A couple of days ago, I have visited the Leeds Art Gallery to see the ARTIST ROOMS’ exhibition dedicated to Joseph Beuys (1921-1986). The ARTIST ROOMS is a traveling collection of international modern and contemporary art that is owned by the National Galleries of Scotland and Tate, who curate monographic exhibitions across the United Kingdom. And at the moment, a great number of seminal works by Joseph Beuys are on display in the Leeds Art Gallery (13 Oct. 2017 – 21 Jan. 2018).

Fascinated by the social dimensions of myths, Joseph Beuys created his own mythical legend. When serving in the air force during World War II, his aircraft crashed on the Crimean front. Later he would recount this incident by creating the myth that he was rescued by nomadic tribesmen, who wrapped him in animal fat and felt and saved him from freezing to death. In fact, his entire oeuvre is based on concepts of social philosophy and the idea that art can provide healing powers for society, especially in post-war Germany.  Therefore, an integral element in his extended definition of art was the participatory role of artworks and live performances in shaping society and politics. Open public debates on a wide range of subjects, such as, political, environmental, social and long term cultural phenomena, are characteristic of his artistic work.

A piece of work that I found particularly intriguing in the exhibition, is the ‘Scala Napoletana’ (1985).

for all ages

With this work, Beuys reminds us that art is there to bring society back into harmony. The wooden ladder is held up in suspension by steal wires that are attached to two round weights on the ground. Although the delicate equilibrium appears very fragile – I have to admit that I took a second look to see whether or not the ladder was additionally fixed to the ceiling – the work also transmits an uplifting energy and a sense of assurance that finding a balance is possible. With this, Beuys wanted to stimulate a general idea of the power of social balance. More specifically, he dedicated this work to the city of Naples that suffered a devastating earthquake in 1980. In an article for the newspaper Il Mattino, Beuys wrote:

“Balance has to be searched for, although in reality it does not exists. Not even in today’s society can you find economic balance, whereas ecological balance still exists in nature. It is important to take the latter form as a model.”

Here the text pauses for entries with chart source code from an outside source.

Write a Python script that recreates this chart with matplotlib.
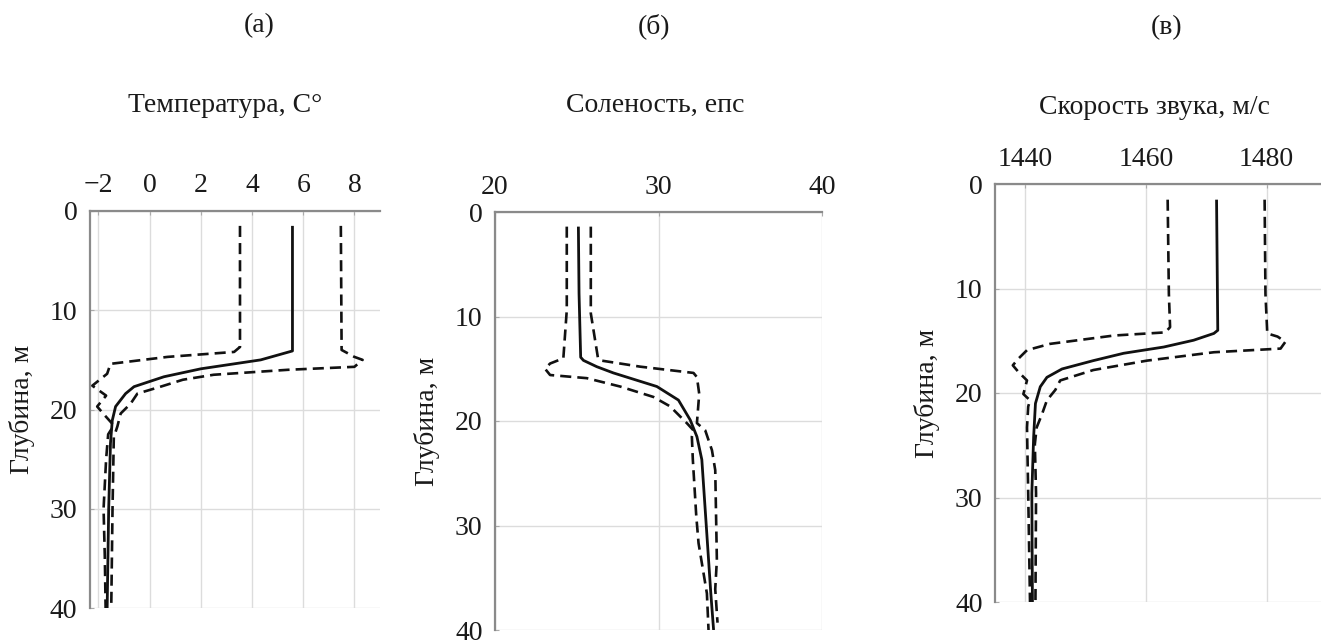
import matplotlib
matplotlib.use("Agg")
import matplotlib.pyplot as plt

plt.rcParams["font.family"] = ["Liberation Serif", "DejaVu Serif"]
plt.rcParams["font.size"] = 20

# temperature profiles (depth, m / value, C)
t_mean_depth = [1.5, 14.1, 15.0, 15.9, 16.7, 17.7, 18.4, 19.7, 21.1, 23.4, 30, 40]
t_mean = [5.58, 5.58, 4.34, 2.0, 0.56, -0.61, -0.94, -1.33, -1.46, -1.53, -1.6, -1.66]
t_min_depth = [1.5, 13.7, 14.2, 14.7, 15.4, 16.4, 17.6, 18.6, 19.7, 20.6, 21.6, 22.5, 25, 30, 35, 40]
t_min = [3.53, 3.53, 3.3, 0.7, -1.53, -1.66, -2.24, -1.7, -2.05, -1.75, -1.4, -1.62, -1.7, -1.8, -1.75, -1.72]
t_max_depth = [1.5, 14.0, 14.7, 15.0, 15.7, 16.0, 16.5, 17.0, 17.7, 18.4, 19.4, 20.4, 21.7, 22.8, 30, 40]
t_max = [7.47, 7.5, 8.0, 8.32, 8.0, 5.4, 2.5, 1.3, 0.43, -0.48, -0.74, -1.13, -1.26, -1.4, -1.45, -1.5]

# salinity profiles
s_mean_depth = [1.4, 7.8, 13.9, 14.2, 14.8, 15.4, 16.1, 16.7, 18.0, 19.9, 21.5, 23.7, 29.5, 36.5, 40]
s_mean = [25.1, 25.14, 25.24, 25.41, 26.22, 27.24, 28.67, 29.9, 31.22, 31.94, 32.35, 32.65, 32.9, 33.2, 33.37]
s_min_depth = [1.4, 9.4, 14.0, 14.5, 15.0, 15.6, 15.9, 16.7, 17.7, 18.6, 20.2, 20.9, 21.5, 23.7, 29.1, 31.7, 36.5, 40]
s_min = [24.39, 24.39, 24.18, 23.37, 23.06, 23.37, 25.61, 27.65, 29.69, 30.71, 31.73, 32.14, 32.04, 32.1, 32.31, 32.45, 32.96, 33.06]
s_max_depth = [1.4, 9.7, 13.9, 14.2, 14.8, 15.4, 15.8, 17.4, 20.2, 20.9, 22.8, 24.7, 33.3, 36.1, 39.3]
s_max = [25.86, 25.86, 26.29, 26.43, 28.88, 32.14, 32.35, 32.49, 32.35, 32.86, 33.27, 33.47, 33.57, 33.47, 33.61]

# sound speed profiles
c_mean_depth = [1.5, 14.0, 14.3, 14.95, 15.6, 16.2, 16.9, 17.7, 18.5, 19.4, 21.0, 24.2, 29.6, 40]
c_mean = [1471.7, 1471.9, 1471.25, 1467.9, 1462.95, 1456.3, 1451.3, 1446.1, 1443.6, 1442.5, 1441.7, 1441.4, 1441.1, 1441.2]
c_min_depth = [1.5, 10.5, 13.7, 14.2, 14.5, 15.3, 15.9, 16.7, 17.35, 18.0, 18.8, 20.1, 20.7, 21.3, 23.3, 29.6, 40]
c_min = [1463.6, 1463.8, 1464.0, 1463.2, 1454.7, 1444.1, 1440.3, 1438.9, 1437.95, 1438.9, 1440.3, 1439.7, 1440.8, 1440.5, 1440.3, 1440.5, 1440.8]
c_max_depth = [1.5, 10.5, 14.3, 14.6, 15.1, 15.75, 16.1, 16.9, 17.8, 18.8, 19.7, 20.7, 22.0, 23.3, 24.9, 29.6, 40]
c_max = [1479.66, 1479.8, 1480.1, 1481.8, 1483.1, 1482.3, 1471.25, 1460.2, 1451.3, 1445.8, 1445.0, 1443.6, 1442.8, 1441.9, 1441.6, 1441.8, 1441.7]

W, H = 1321, 643
fig = plt.figure(figsize=(W / 100, H / 100), dpi=100)


def make_axes(left, top, right, bottom):
    # pixel box -> figure fraction
    return fig.add_axes([left / W, 1 - bottom / H, (right - left) / W, (bottom - top) / H])


panels = [
    dict(box=(90, 211, 380, 608), xlim=(-2.33, 9.0), xticks=[-2, 0, 2, 4, 6, 8],
         yticks=[0, 10, 20, 30, 40],
         lines=[(t_mean_depth, t_mean), (t_min_depth, t_min), (t_max_depth, t_max)]),
    dict(box=(495, 212, 822, 630), xlim=(20, 40), xticks=[20, 30, 40],
         yticks=[0, 10, 20, 30, 40],
         lines=[(s_mean_depth, s_mean), (s_min_depth, s_min), (s_max_depth, s_max)]),
    dict(box=(995, 184, 1321, 602), xlim=(1435, 1489), xticks=[1440, 1460, 1480],
         yticks=[0, 10, 20, 30, 40],
         lines=[(c_mean_depth, c_mean), (c_min_depth, c_min), (c_max_depth, c_max)]),
]

for p in panels:
    ax = make_axes(*p["box"])
    ax.set_xlim(*p["xlim"])
    ax.set_ylim(40, 0)
    ax.set_xticks(p["xticks"])
    ax.set_yticks(p["yticks"])
    ax.xaxis.tick_top()
    ax.grid(True, color="#dcdcdc", lw=1.0)
    ax.set_axisbelow(True)
    for side in ["right", "bottom"]:
        ax.spines[side].set_visible(False)
    for side in ["top", "left"]:
        ax.spines[side].set_color("#8a8a8a")
        ax.spines[side].set_linewidth(1.6)
    ax.tick_params(axis="x", direction="in", length=3, color="#aaaaaa", pad=9,
                   labelsize=20, labelcolor="#1a1a1a")
    ax.tick_params(axis="y", direction="in", length=3, color="#aaaaaa", pad=9,
                   labelsize=20, labelcolor="#1a1a1a")
    ax.xaxis.set_major_formatter(plt.FuncFormatter(lambda v, _: f"{v:.0f}".replace("-", "\u2212")))

    (d0, v0), (d1, v1), (d2, v2) = p["lines"]
    ax.plot(v0, d0, color="#111111", lw=2.0, solid_capstyle="butt")
    ax.plot(v1, d1, color="#111111", lw=1.9, dashes=(4.2, 2.3))
    ax.plot(v2, d2, color="#111111", lw=1.9, dashes=(4.2, 2.3))

    ax.set_ylabel("Глубина, м", fontsize=20, color="#1a1a1a")
    width_px = p["box"][2] - p["box"][0]
    # right edge of the rotated label sits ~55 px left of the spine
    ax.yaxis.set_label_coords(-55 / width_px, 0.5)

# panel letters and titles
fig.text(259 / W, 1 - 26 / H, "(а)", ha="center", va="center", fontsize=20, color="#1a1a1a")
fig.text(654 / W, 1 - 26 / H, "(б)", ha="center", va="center", fontsize=20, color="#1a1a1a")
fig.text(1167 / W, 1 - 28 / H, "(в)", ha="center", va="center", fontsize=20, color="#1a1a1a")
fig.text(225 / W, 1 - 105 / H, "Температура, С°", ha="center", va="center", fontsize=20, color="#1a1a1a")
fig.text(655 / W, 1 - 105 / H, "Соленость, епс", ha="center", va="center", fontsize=20, color="#1a1a1a")
fig.text(1154 / W, 1 - 108 / H, "Скорость звука, м/с", ha="center", va="center", fontsize=20, color="#1a1a1a")

fig.savefig("out.png", dpi=100)
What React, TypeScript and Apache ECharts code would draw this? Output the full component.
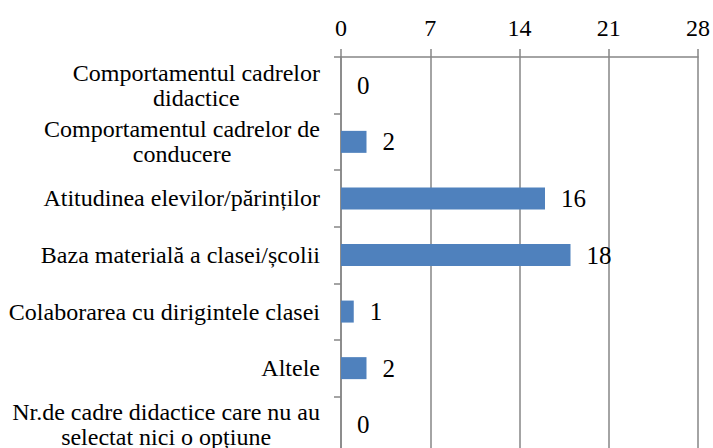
import React, { useEffect, useRef } from "react";
import * as echarts from "echarts";

const categories = [
  "Comportamentul cadrelor\ndidactice",
  "Comportamentul cadrelor de\nconducere",
  "Atitudinea elevilor/părinților",
  "Baza materială a clasei/școlii",
  "Colaborarea cu dirigintele clasei",
  "Altele",
  "Nr.de cadre didactice care nu au\nselectat nici o opțiune",
];
const values = [0, 2, 16, 18, 1, 2, 0];
const xTicks = { min: 0, max: 28, interval: 7 };

const FONT = "Liberation Serif, Times New Roman, serif";

export default function App() {
  const ref = useRef<HTMLDivElement>(null);
  useEffect(() => {
    if (!ref.current) return;
    const chart = echarts.init(ref.current, undefined, { renderer: "svg" });
    chart.setOption({
      animation: false,
      backgroundColor: "#ffffff",
      grid: { left: 341, right: 15, top: 57, bottom: 0, containLabel: false },
      xAxis: {
        type: "value",
        position: "top",
        min: xTicks.min,
        max: xTicks.max,
        interval: xTicks.interval,
        axisLine: { show: true, lineStyle: { color: "#868686", width: 1.5 } },
        axisTick: { show: true, length: 8, lineStyle: { color: "#868686", width: 1.5 } },
        axisLabel: { color: "#000", fontFamily: FONT, fontSize: 24, margin: 17 },
        splitLine: { show: true, lineStyle: { color: "#868686", width: 1.5 } },
      },
      yAxis: {
        type: "category",
        inverse: true,
        data: categories,
        axisLine: { show: true, lineStyle: { color: "#868686", width: 1.5 } },
        axisTick: { show: true, length: 7, lineStyle: { color: "#868686", width: 1.5 } },
        axisLabel: {
          color: "#000",
          fontFamily: FONT,
          fontSize: 24,
          lineHeight: 25,
          margin: 21,
          align: "right",
          formatter: (v: string) =>
            v
              .split("\n")
              .map((line) => "{c|" + line + "}")
              .join("\n"),
          rich: {
            c: {
              align: "center",
              color: "#000",
              fontFamily: FONT,
              fontSize: 24,
              lineHeight: 25,
            },
          },
        },
      },
      series: [
        {
          type: "bar",
          data: values,
          barWidth: 22,
          itemStyle: { color: "#4F81BD" },
          label: {
            show: true,
            position: "right",
            distance: 16,
            color: "#000",
            fontFamily: FONT,
            fontSize: 25,
          },
        },
      ],
    });
    return () => chart.dispose();
  }, []);
  return (
    <div
      ref={ref}
      style={{ position: "fixed", left: 0, top: 0, width: 713, height: 453, overflow: "hidden", background: "#fff" }}
    />
  );
}
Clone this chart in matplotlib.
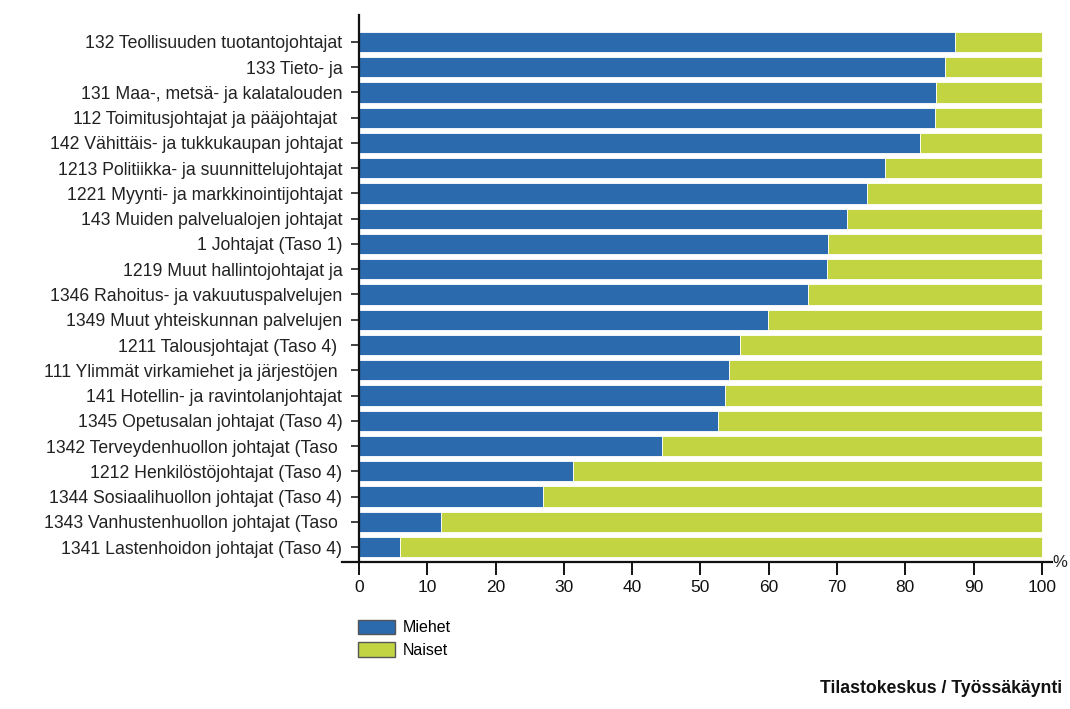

Not only with regard to today’s sociopolitical developments on an international level, but also in light of climate change and ecological catastrophes, I think that Beuys’ work is more relevant than ever.

Although the exhibition does not provide an elaborate curatorial programme, to guide the visitors through the rooms with accompanying biographical information and explanations of the works, the exhibition is worth visiting as it captures the artists’ key ideas about and approaches to art.